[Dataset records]
_ _ _ _ _

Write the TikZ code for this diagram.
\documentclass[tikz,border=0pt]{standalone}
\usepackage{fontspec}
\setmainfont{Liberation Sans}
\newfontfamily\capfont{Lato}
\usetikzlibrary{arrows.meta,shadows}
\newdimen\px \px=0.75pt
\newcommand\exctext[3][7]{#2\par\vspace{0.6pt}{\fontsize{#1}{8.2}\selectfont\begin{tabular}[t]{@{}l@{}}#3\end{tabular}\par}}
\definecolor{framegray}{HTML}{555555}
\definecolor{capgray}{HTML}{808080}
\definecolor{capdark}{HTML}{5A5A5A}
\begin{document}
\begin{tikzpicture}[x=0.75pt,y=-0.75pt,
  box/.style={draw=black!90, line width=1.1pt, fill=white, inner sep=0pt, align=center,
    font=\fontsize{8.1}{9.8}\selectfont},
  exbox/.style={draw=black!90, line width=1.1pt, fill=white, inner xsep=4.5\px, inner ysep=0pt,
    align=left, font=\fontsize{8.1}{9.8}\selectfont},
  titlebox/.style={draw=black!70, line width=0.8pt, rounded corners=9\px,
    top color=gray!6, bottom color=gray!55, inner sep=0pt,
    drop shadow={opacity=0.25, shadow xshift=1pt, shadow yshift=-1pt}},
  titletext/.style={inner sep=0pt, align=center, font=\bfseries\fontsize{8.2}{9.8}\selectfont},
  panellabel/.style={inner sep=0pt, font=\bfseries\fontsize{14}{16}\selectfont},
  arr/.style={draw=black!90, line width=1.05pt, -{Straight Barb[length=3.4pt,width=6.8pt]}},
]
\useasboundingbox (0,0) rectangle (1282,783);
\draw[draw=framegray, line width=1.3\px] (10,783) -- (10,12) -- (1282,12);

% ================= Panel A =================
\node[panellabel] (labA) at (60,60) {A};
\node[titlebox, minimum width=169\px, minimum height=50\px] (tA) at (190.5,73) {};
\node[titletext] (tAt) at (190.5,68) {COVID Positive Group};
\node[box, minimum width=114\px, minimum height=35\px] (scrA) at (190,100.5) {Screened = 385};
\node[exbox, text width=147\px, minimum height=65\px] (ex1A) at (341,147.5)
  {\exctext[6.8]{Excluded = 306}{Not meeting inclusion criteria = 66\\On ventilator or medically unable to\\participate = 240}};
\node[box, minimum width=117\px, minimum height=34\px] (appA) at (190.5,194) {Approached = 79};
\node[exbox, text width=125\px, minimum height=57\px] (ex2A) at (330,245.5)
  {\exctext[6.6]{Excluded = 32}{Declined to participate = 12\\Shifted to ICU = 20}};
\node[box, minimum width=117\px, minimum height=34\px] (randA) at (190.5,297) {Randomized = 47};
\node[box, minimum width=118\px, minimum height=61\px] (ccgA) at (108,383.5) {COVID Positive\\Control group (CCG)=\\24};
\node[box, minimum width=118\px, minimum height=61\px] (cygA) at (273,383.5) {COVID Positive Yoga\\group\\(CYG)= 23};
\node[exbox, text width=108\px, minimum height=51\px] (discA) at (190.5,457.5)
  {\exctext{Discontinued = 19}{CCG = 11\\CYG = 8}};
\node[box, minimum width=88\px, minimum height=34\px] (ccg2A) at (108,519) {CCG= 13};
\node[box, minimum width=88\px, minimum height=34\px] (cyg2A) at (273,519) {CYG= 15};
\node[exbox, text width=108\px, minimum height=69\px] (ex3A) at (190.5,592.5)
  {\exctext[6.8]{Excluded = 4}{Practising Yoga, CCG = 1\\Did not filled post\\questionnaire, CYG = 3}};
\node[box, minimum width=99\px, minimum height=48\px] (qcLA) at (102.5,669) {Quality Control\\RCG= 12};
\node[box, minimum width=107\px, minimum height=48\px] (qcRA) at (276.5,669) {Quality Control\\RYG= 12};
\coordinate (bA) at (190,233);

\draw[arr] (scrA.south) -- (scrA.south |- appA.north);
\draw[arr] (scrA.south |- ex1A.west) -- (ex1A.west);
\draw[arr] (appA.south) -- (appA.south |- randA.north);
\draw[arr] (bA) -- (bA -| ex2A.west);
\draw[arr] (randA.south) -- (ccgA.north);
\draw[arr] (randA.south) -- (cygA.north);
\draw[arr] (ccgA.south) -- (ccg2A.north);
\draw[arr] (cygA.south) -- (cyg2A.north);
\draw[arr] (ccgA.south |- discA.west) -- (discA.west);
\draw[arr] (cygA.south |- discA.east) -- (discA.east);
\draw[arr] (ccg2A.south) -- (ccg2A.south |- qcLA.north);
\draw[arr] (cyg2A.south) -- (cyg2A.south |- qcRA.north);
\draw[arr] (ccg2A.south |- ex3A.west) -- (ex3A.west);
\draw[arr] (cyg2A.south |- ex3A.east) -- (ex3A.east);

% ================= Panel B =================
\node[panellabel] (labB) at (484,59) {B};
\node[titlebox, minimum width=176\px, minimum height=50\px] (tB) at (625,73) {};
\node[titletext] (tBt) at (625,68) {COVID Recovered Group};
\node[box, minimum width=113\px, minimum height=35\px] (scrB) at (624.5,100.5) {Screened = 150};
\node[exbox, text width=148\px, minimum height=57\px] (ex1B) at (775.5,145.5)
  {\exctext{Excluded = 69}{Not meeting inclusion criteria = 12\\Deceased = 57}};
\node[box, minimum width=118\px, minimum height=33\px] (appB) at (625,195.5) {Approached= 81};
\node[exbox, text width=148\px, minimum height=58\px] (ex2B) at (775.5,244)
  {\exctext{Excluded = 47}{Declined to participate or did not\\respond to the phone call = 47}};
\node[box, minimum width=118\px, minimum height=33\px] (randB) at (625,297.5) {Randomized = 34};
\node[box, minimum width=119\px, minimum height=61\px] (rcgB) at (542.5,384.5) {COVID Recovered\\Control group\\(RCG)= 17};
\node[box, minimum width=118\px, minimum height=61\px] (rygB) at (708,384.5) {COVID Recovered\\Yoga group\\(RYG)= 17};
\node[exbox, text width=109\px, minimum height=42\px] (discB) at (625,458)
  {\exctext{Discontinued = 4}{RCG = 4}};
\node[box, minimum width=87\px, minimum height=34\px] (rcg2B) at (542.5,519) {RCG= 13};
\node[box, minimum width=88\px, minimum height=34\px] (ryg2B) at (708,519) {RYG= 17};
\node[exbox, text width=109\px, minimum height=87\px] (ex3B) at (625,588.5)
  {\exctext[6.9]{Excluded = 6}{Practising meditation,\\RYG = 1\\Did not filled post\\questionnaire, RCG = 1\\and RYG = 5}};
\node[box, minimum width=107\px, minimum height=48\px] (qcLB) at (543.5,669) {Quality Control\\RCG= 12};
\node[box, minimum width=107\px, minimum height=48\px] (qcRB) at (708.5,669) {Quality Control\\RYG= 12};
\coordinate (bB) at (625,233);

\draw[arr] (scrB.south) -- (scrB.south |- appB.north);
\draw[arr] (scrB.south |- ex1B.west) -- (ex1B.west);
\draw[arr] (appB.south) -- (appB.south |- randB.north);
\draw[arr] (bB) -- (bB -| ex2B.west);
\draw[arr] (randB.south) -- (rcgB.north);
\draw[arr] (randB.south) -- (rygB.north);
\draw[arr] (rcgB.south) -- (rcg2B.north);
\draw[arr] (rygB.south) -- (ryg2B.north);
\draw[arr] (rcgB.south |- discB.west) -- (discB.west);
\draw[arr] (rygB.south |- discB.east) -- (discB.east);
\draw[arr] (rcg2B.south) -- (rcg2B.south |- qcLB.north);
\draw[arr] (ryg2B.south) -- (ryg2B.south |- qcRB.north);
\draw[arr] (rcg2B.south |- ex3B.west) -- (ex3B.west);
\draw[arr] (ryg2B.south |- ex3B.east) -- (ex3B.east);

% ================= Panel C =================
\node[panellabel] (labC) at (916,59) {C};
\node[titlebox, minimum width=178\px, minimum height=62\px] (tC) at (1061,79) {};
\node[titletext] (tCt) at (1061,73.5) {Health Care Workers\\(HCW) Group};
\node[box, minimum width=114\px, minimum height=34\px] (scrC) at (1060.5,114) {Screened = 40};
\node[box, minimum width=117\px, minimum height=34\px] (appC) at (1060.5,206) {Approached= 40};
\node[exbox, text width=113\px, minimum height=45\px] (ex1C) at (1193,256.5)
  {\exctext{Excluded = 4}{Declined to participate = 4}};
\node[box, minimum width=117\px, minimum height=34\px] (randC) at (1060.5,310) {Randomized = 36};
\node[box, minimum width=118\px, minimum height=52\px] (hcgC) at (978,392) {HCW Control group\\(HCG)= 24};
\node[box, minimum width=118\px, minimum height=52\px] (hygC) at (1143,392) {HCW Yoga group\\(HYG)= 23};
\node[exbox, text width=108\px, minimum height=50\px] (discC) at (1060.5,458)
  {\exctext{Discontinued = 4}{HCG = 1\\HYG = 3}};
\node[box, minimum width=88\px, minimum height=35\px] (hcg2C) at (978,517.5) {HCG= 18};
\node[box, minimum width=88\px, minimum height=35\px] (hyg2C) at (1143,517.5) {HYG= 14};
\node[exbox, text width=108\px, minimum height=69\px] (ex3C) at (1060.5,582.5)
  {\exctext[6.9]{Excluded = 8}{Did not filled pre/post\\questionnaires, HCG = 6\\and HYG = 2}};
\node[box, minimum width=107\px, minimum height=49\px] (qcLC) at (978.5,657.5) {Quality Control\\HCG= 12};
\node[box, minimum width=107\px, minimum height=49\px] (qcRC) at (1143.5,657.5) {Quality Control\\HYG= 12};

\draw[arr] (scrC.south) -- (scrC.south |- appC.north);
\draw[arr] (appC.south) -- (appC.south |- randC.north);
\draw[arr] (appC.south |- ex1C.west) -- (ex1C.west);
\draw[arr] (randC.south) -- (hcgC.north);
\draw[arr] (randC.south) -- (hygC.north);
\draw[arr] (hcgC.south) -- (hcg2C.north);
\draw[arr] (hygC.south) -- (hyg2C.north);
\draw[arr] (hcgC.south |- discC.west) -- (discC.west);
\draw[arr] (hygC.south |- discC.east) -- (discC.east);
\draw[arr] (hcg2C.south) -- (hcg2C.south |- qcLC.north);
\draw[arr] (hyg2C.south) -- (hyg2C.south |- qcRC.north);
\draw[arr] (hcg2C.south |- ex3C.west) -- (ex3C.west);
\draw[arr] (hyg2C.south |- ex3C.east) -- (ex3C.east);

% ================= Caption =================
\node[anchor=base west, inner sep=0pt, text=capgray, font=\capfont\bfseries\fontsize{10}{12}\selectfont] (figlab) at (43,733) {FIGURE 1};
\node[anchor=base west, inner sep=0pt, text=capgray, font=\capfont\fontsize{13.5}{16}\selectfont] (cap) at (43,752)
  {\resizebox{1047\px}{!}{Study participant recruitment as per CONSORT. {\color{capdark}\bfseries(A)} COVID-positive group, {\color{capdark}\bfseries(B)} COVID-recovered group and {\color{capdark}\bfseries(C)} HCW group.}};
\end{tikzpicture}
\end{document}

_ _ _ _ _

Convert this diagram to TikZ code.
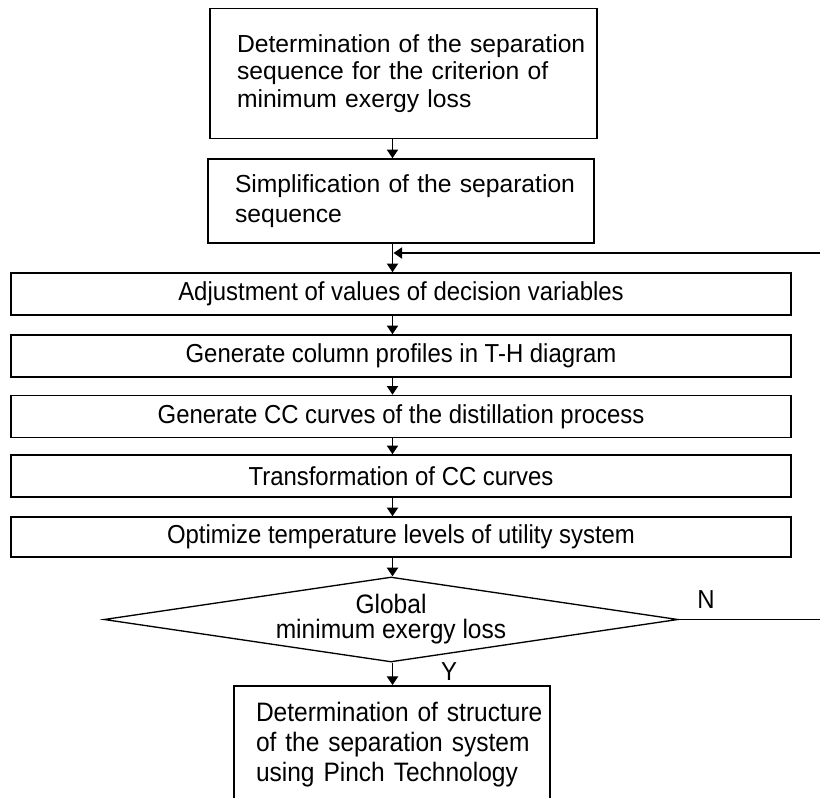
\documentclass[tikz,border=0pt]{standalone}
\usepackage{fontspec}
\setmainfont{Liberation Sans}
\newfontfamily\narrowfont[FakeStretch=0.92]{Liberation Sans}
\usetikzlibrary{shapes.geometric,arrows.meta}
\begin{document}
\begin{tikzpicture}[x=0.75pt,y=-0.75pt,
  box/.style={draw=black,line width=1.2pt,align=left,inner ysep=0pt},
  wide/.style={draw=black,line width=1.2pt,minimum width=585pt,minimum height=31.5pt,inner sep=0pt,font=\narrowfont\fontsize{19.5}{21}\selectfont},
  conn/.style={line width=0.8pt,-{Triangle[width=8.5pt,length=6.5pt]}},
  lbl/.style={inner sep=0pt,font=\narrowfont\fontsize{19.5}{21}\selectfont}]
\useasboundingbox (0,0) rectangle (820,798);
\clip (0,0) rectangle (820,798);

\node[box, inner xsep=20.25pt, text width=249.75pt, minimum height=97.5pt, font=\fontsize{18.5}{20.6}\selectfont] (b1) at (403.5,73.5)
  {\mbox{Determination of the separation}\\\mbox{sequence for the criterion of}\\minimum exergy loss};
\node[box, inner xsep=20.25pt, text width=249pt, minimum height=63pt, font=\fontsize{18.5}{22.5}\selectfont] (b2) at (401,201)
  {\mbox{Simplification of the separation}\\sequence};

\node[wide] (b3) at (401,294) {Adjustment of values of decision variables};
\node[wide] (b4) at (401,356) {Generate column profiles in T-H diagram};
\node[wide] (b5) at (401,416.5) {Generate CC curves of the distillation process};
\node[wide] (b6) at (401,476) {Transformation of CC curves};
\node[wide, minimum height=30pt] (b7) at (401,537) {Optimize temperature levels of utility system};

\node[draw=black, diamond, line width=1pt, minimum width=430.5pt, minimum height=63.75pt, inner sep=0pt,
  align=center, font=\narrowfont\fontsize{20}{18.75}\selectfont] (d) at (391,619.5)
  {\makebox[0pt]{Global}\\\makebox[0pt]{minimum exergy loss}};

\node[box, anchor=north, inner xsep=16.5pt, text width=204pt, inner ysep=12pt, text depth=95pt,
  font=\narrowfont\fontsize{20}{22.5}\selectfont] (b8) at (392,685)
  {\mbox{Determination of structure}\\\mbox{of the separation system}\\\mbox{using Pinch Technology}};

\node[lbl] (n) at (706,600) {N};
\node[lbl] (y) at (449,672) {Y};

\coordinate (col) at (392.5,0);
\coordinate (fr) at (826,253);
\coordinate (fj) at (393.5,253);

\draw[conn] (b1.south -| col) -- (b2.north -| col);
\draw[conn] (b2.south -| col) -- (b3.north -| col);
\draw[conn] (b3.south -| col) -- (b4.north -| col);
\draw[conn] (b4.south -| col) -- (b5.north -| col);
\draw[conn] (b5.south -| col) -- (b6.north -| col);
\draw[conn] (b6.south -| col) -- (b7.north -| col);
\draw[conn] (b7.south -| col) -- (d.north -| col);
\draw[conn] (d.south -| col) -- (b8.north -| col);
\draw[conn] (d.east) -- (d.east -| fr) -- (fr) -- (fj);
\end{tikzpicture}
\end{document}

_ _ _ _ _

* Objective
Give again, word for word, every line of the listing above from the one with "Write the TikZ code for this diagram." to the one with "(10,12) -- (1282,12);", both inclusive, and nothing beyond them.

* Correct response
Write the TikZ code for this diagram.
\documentclass[tikz,border=0pt]{standalone}
\usepackage{fontspec}
\setmainfont{Liberation Sans}
\newfontfamily\capfont{Lato}
\usetikzlibrary{arrows.meta,shadows}
\newdimen\px \px=0.75pt
\newcommand\exctext[3][7]{#2\par\vspace{0.6pt}{\fontsize{#1}{8.2}\selectfont\begin{tabular}[t]{@{}l@{}}#3\end{tabular}\par}}
\definecolor{framegray}{HTML}{555555}
\definecolor{capgray}{HTML}{808080}
\definecolor{capdark}{HTML}{5A5A5A}
\begin{document}
\begin{tikzpicture}[x=0.75pt,y=-0.75pt,
  box/.style={draw=black!90, line width=1.1pt, fill=white, inner sep=0pt, align=center,
    font=\fontsize{8.1}{9.8}\selectfont},
  exbox/.style={draw=black!90, line width=1.1pt, fill=white, inner xsep=4.5\px, inner ysep=0pt,
    align=left, font=\fontsize{8.1}{9.8}\selectfont},
  titlebox/.style={draw=black!70, line width=0.8pt, rounded corners=9\px,
    top color=gray!6, bottom color=gray!55, inner sep=0pt,
    drop shadow={opacity=0.25, shadow xshift=1pt, shadow yshift=-1pt}},
  titletext/.style={inner sep=0pt, align=center, font=\bfseries\fontsize{8.2}{9.8}\selectfont},
  panellabel/.style={inner sep=0pt, font=\bfseries\fontsize{14}{16}\selectfont},
  arr/.style={draw=black!90, line width=1.05pt, -{Straight Barb[length=3.4pt,width=6.8pt]}},
]
\useasboundingbox (0,0) rectangle (1282,783);
\draw[draw=framegray, line width=1.3\px] (10,783) -- (10,12) -- (1282,12);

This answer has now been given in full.